If a match is made against a single record, the user must then prove they are the account holder of the record found. Most likely, if the user could not remember their username, they also do not remember their password. Again, the IdM system is trying to answer the question, “Are you really who you claim to be?” At this point, the user can be dropped into the process flow of self-service feature #2, Forgot Password.
Registration is the process by which a user sets up or established an identity account for the very first time. It is a simple process, but because the IdM system is establishing trust with a user for the first time, there are some important factors to consider.

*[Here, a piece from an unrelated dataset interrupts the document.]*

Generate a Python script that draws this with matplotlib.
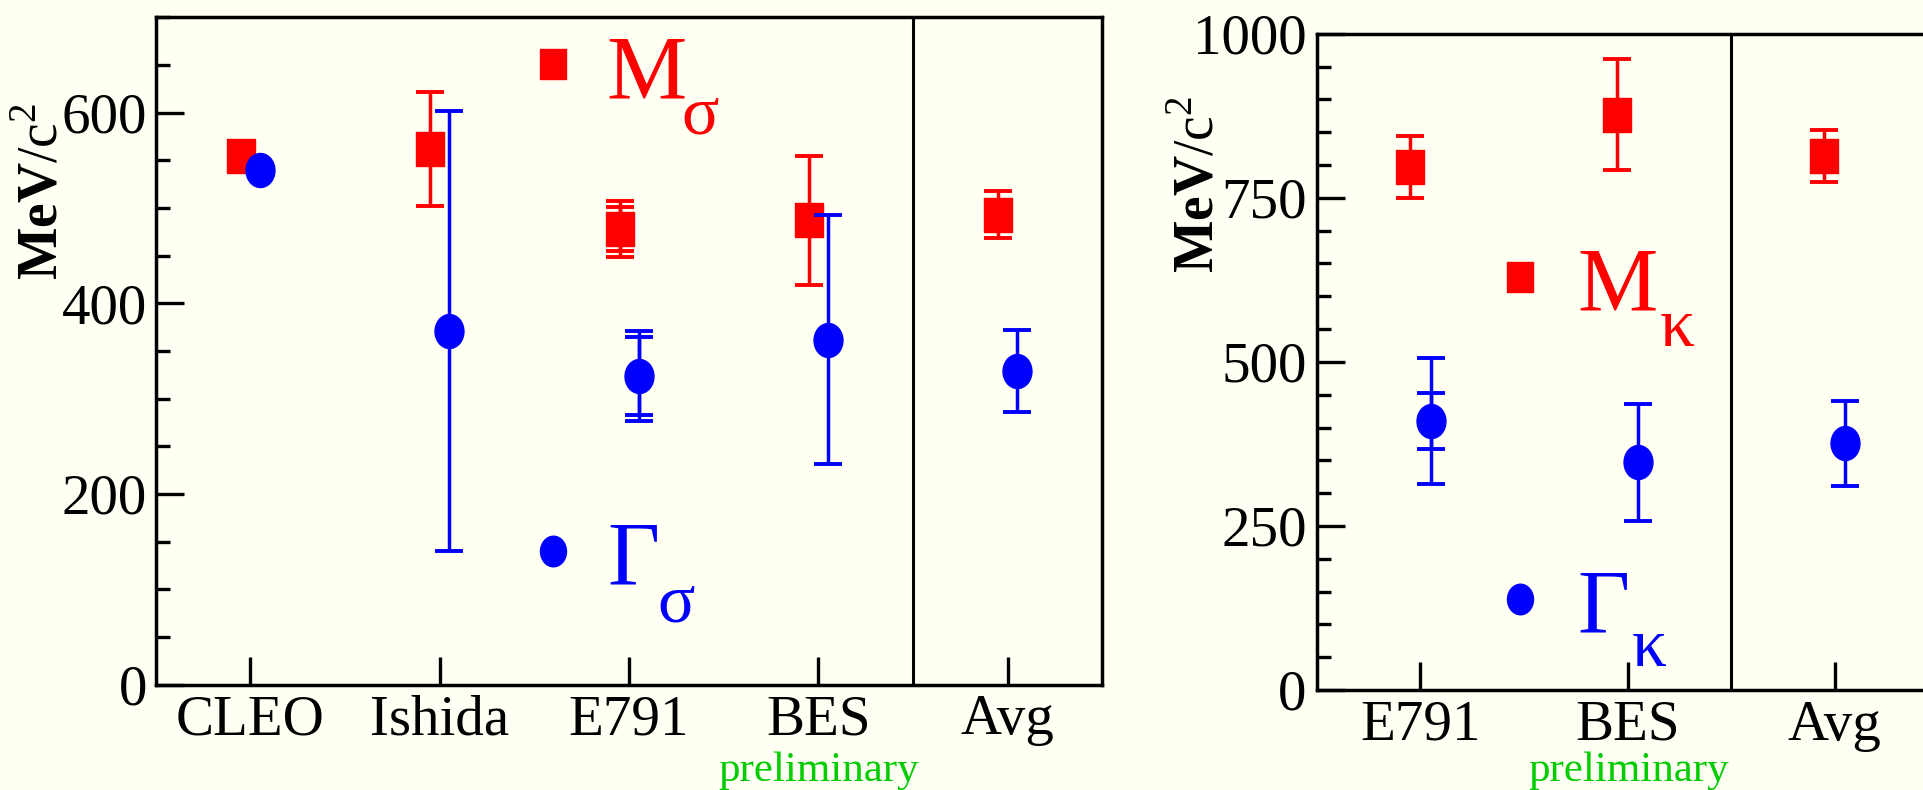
import matplotlib
matplotlib.use("Agg")
import matplotlib.pyplot as plt
from matplotlib.path import Path
from matplotlib.transforms import Affine2D
from matplotlib.ticker import MultipleLocator

# sigma panel
sigma_labels = ["CLEO", "Ishida", "E791", "BES", "Avg"]
sigma_mass = [554, 562, 478, 487, 493]
sigma_mass_err = [0, 60, 29, 68, 25]
sigma_mass_stat = [0, 0, 23, 0, 0]
sigma_width = [540, 371, 324, 362, 329]
sigma_width_err = [0, 231, 47, 131, 43]
sigma_width_stat = [0, 0, 41, 0, 0]

# kappa panel
kappa_labels = ["E791", "BES", "Avg"]
kappa_mass = [797, 877, 814]
kappa_mass_err = [47, 85, 40]
kappa_width = [410, 347, 376]
kappa_width_err = [96, 89, 65]
kappa_width_stat = [43, 0, 0]

bg = "#fffff3"
red = "#ff0000"
blue = "#0000ff"
green = "#00cc00"

plt.rcParams['font.family'] = ['Liberation Serif', 'DejaVu Serif']
plt.rcParams['mathtext.fontset'] = 'custom'
plt.rcParams['mathtext.rm'] = 'Liberation Serif'
plt.rcParams['mathtext.bf'] = 'Liberation Serif:bold'

# markers are a bit taller than wide in the original
square = Path([(-0.41, -0.5), (0.41, -0.5), (0.41, 0.5), (-0.41, 0.5), (-0.41, -0.5)], closed=True)
oval = Path.unit_circle().transformed(Affine2D().scale(0.85, 1.0))

fig = plt.figure(figsize=(19.24, 7.90), dpi=100, facecolor=bg)
ax1 = fig.add_axes([0.081, 0.1334, 0.4919, 0.8447])
ax2 = fig.add_axes([0.6845, 0.1266, 0.3228, 0.8306])


def style(ax, ymax, major, pad):
    ax.set_facecolor(bg)
    for s in ax.spines.values():
        s.set_linewidth(2.5)
    ax.set_ylim(0, ymax)
    ax.yaxis.set_major_locator(MultipleLocator(major))
    ax.yaxis.set_minor_locator(MultipleLocator(50))
    ax.tick_params(which='both', direction='in', top=False, right=False, width=2.4)
    ax.tick_params(which='major', length=20, labelsize=41)
    ax.tick_params(axis='y', pad=pad)
    ax.tick_params(axis='x', pad=7)
    ax.tick_params(which='minor', length=10)


def points(ax, xs, vals, errs, color, marker, stat=None):
    sel = [i for i in range(len(xs)) if errs[i] > 0]
    ax.errorbar([xs[i] for i in sel], [vals[i] for i in sel], yerr=[errs[i] for i in sel],
                fmt='none', ecolor=color, elinewidth=2.5, capsize=10, capthick=2.8)
    if stat is not None:
        sel = [i for i in range(len(xs)) if stat[i] > 0]
        ax.errorbar([xs[i] for i in sel], [vals[i] for i in sel], yerr=[stat[i] for i in sel],
                    fmt='none', ecolor=color, elinewidth=2.5, capsize=10, capthick=2.8)
    ax.plot(xs, vals, ls='none', marker=marker, ms=24.5, color=color, mec=color)


# ---- left: sigma ----
xs = list(range(1, len(sigma_labels) + 1))
points(ax1, [x - 0.05 for x in xs], sigma_mass, sigma_mass_err, red, square, sigma_mass_stat)
points(ax1, [x + 0.05 for x in xs], sigma_width, sigma_width_err, blue, oval, sigma_width_stat)
ax1.axvline(4.5, color='k', lw=2.2)
ax1.set_xlim(0.5, 5.5)
ax1.set_xticks(xs)
ax1.set_xticklabels(sigma_labels)
style(ax1, 700, 200, 6.5)

ax1.plot(2.6, 651, ls='none', marker=square, ms=22, color=red)
ax1.plot(2.6, 140.6, ls='none', marker=oval, ms=22, color=blue)
ax1.text(2.882, 615, "M", color=red, fontsize=65, va='baseline')
ax1.text(3.278, 578, "σ", color=red, fontsize=50, va='baseline')
ax1.text(2.886, 105, "Γ", color=blue, fontsize=65, va='baseline')
ax1.text(3.148, 66, "σ", color=blue, fontsize=50, va='baseline')

# ---- right: kappa ----
xs = list(range(1, len(kappa_labels) + 1))
points(ax2, [x - 0.05 for x in xs], kappa_mass, kappa_mass_err, red, square)
points(ax2, [x + 0.05 for x in xs], kappa_width, kappa_width_err, blue, oval, kappa_width_stat)
ax2.axvline(2.5, color='k', lw=2.2)
ax2.set_xlim(0.5, 3.5)
ax2.set_xticks(xs)
ax2.set_xticklabels(kappa_labels)
style(ax2, 1000, 250, 7.5)

ax2.plot(1.483, 629, ls='none', marker=square, ms=22, color=red)
ax2.plot(1.483, 139, ls='none', marker=oval, ms=22, color=blue)
ax2.text(1.756, 579, "M", color=red, fontsize=65, va='baseline')
ax2.text(2.155, 524, "κ", color=red, fontsize=50, va='baseline')
ax2.text(1.759, 87, "Γ", color=blue, fontsize=65, va='baseline')
ax2.text(2.02, 36, "κ", color=blue, fontsize=50, va='baseline')

ylab = r'$\mathbf{MeV}\mathrm{/c}^{2}$'
fig.text(0.0225, 0.758, ylab, rotation=90, fontsize=40, ha='center', va='center')
fig.text(0.6235, 0.766, ylab, rotation=90, fontsize=40, ha='center', va='center')

fig.text(819 / 1924, 1 - 752 / 790, "preliminary", color=green, fontsize=31, ha='center', va='top')
fig.text(1629 / 1924, 1 - 752 / 790, "preliminary", color=green, fontsize=31, ha='center', va='top')

fig.savefig("out.png", dpi=100, facecolor=bg)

There is an implicit level of trust that exists when the registration process starts. That is, the IdM system affirms that the person creating a new account is providing information about themselves and is the person that will later be allowed to access that account. A series of questions is presented to the user to gather data about the user in three areas:
- Personal, Unique, and Static Information
- Security Related Information
- Business Specific Information
The information acquired, along with the acknowledged trust allows an identity record and account to be created. The IdM system also needs to gather information in order to provide its defined security service. For example, it must prompt for things like a password and answers to security questions so the account can function in the IdM system.
In addition, most IdM systems will gather information from users that relates to the type of business that is using the IdM system. These are items that are specific to a line of business or specific to a particular organization. Many times this information is key to authorizing this account to see data records or perform activities.

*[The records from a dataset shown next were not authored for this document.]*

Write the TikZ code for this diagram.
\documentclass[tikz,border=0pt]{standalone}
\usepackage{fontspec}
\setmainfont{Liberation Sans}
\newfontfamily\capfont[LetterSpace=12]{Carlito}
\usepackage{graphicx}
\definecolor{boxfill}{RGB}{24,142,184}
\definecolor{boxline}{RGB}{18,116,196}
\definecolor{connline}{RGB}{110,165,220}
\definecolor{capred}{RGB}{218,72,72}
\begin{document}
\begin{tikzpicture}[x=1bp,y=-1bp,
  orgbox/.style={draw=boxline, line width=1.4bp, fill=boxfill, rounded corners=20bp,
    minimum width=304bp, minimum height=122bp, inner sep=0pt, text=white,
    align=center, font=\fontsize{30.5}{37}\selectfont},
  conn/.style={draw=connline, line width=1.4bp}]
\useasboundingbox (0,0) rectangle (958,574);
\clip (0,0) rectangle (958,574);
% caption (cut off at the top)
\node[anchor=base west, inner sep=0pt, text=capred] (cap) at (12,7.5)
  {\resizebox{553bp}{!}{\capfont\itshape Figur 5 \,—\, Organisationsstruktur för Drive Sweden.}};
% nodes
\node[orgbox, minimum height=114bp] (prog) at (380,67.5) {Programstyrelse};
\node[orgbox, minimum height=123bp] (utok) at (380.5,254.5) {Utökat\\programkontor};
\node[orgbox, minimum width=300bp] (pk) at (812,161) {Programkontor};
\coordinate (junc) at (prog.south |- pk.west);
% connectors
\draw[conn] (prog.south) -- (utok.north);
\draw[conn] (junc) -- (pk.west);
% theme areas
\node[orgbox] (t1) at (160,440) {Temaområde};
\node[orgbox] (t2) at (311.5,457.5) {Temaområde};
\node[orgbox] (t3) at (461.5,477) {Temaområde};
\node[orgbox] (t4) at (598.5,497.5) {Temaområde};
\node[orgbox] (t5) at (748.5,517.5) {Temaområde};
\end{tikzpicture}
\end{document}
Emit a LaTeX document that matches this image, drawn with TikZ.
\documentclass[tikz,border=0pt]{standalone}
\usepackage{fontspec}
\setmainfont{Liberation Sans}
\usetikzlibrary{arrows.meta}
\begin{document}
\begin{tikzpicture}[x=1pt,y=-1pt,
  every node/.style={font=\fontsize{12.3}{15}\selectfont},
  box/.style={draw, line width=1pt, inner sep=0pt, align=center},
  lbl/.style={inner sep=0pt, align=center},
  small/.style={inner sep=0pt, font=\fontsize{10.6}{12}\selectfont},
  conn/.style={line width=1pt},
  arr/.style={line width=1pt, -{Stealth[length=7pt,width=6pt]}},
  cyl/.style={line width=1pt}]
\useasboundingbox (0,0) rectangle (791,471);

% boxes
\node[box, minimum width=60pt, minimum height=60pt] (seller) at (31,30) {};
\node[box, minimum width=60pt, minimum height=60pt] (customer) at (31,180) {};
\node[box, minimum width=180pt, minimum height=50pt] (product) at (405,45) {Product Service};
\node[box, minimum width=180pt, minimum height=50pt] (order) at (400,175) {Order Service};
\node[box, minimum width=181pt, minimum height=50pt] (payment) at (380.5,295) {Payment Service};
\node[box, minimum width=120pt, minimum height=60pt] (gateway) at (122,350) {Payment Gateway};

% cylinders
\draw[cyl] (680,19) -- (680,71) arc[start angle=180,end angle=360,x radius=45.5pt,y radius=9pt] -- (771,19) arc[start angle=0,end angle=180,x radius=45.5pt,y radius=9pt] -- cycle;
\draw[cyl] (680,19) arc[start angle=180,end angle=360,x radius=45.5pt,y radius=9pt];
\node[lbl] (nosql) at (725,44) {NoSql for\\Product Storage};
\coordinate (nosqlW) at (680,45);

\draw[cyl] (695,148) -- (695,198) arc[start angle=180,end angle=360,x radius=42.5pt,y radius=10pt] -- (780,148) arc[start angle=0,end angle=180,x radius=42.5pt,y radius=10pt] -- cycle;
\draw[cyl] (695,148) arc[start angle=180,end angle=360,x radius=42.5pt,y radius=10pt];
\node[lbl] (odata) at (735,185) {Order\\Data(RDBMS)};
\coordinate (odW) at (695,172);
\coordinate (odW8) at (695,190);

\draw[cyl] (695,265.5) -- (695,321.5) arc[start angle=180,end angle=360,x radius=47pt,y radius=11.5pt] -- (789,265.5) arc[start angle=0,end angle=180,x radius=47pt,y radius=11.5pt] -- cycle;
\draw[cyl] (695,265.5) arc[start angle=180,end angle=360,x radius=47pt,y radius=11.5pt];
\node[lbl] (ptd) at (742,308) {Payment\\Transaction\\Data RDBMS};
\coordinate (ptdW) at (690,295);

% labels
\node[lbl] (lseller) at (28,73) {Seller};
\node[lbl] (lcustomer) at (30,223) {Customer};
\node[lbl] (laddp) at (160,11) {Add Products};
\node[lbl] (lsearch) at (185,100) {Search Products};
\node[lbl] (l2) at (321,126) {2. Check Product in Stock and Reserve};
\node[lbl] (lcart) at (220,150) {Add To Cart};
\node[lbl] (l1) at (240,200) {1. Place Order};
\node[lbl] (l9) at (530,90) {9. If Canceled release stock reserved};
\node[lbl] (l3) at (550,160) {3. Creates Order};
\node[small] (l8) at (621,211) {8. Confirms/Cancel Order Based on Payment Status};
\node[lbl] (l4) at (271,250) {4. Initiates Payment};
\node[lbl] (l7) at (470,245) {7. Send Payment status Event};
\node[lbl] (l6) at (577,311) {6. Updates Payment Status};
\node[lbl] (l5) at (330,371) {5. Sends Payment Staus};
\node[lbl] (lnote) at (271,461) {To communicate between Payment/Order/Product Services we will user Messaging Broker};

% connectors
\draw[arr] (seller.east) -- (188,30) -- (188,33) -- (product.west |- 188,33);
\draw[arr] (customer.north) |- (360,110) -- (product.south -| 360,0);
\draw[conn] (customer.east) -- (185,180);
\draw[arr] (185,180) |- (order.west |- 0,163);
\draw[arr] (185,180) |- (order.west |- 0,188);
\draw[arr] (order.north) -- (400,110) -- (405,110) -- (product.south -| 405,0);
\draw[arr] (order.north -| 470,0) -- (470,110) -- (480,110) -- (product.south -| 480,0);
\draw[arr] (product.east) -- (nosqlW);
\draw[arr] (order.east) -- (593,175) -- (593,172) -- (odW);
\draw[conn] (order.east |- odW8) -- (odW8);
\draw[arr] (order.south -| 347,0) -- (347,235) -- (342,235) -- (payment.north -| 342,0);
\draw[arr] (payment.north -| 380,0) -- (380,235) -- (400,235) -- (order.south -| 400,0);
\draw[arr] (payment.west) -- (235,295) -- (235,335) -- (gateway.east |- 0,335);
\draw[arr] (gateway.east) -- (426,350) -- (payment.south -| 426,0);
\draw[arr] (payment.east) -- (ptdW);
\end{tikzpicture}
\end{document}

The purpose of gathering all this information is two-fold. First, it allows the IdM system to prevent duplicate identity records from being created for the same person. Most IdM systems operate with a mantra of, “One user; one identity.” Enforcing a single identity record for a single person reduces fraud and allows the maintenance of separation-of-duty policies. Uniquely identifying people and records is crucial to this effort. Second, the information gathered is used to vet the person and account being created. Many times the data gathered is compared to other internal system data to verify identity or approve some level of access to data and functionality.
After uniqueness has been established and the registrant’s information has been vetted, a new identity record is created that allows to user to log in to the system.
6. Request Access and Privileges
This feature allows a user to request access or additional privileges to a specific application or system that is protected.
After login, the user navigates to a screen that shows a list of additional components (systems and features) where the user is permitted to request access. This list of options is sometimes based on information already known about the user making the request; community, existing access, etc.
The request lands in a queue for approval which notifies an authority over the requested system. See feature #7 – Manage Requests to see how this process continues. For the user, the request process is complete. Alternately, some requests for access can be configured to auto-approve. In this case, the user would not have to wait for access, but could begin using the system or feature immediately.
7. Manage Requests
This feature can sometimes be considered an administrative function. Business users within an identity system typically control access to specific areas (applications, systems, features, etc.). When an end user makes a request to gain access to an area, the business user needs a mechanism to approve or deny it.
Once they are logged in, the admin navigates to a screen that displays all of the unanswered requests for access for their specific area of authority. They can either deny or grant approval on each request.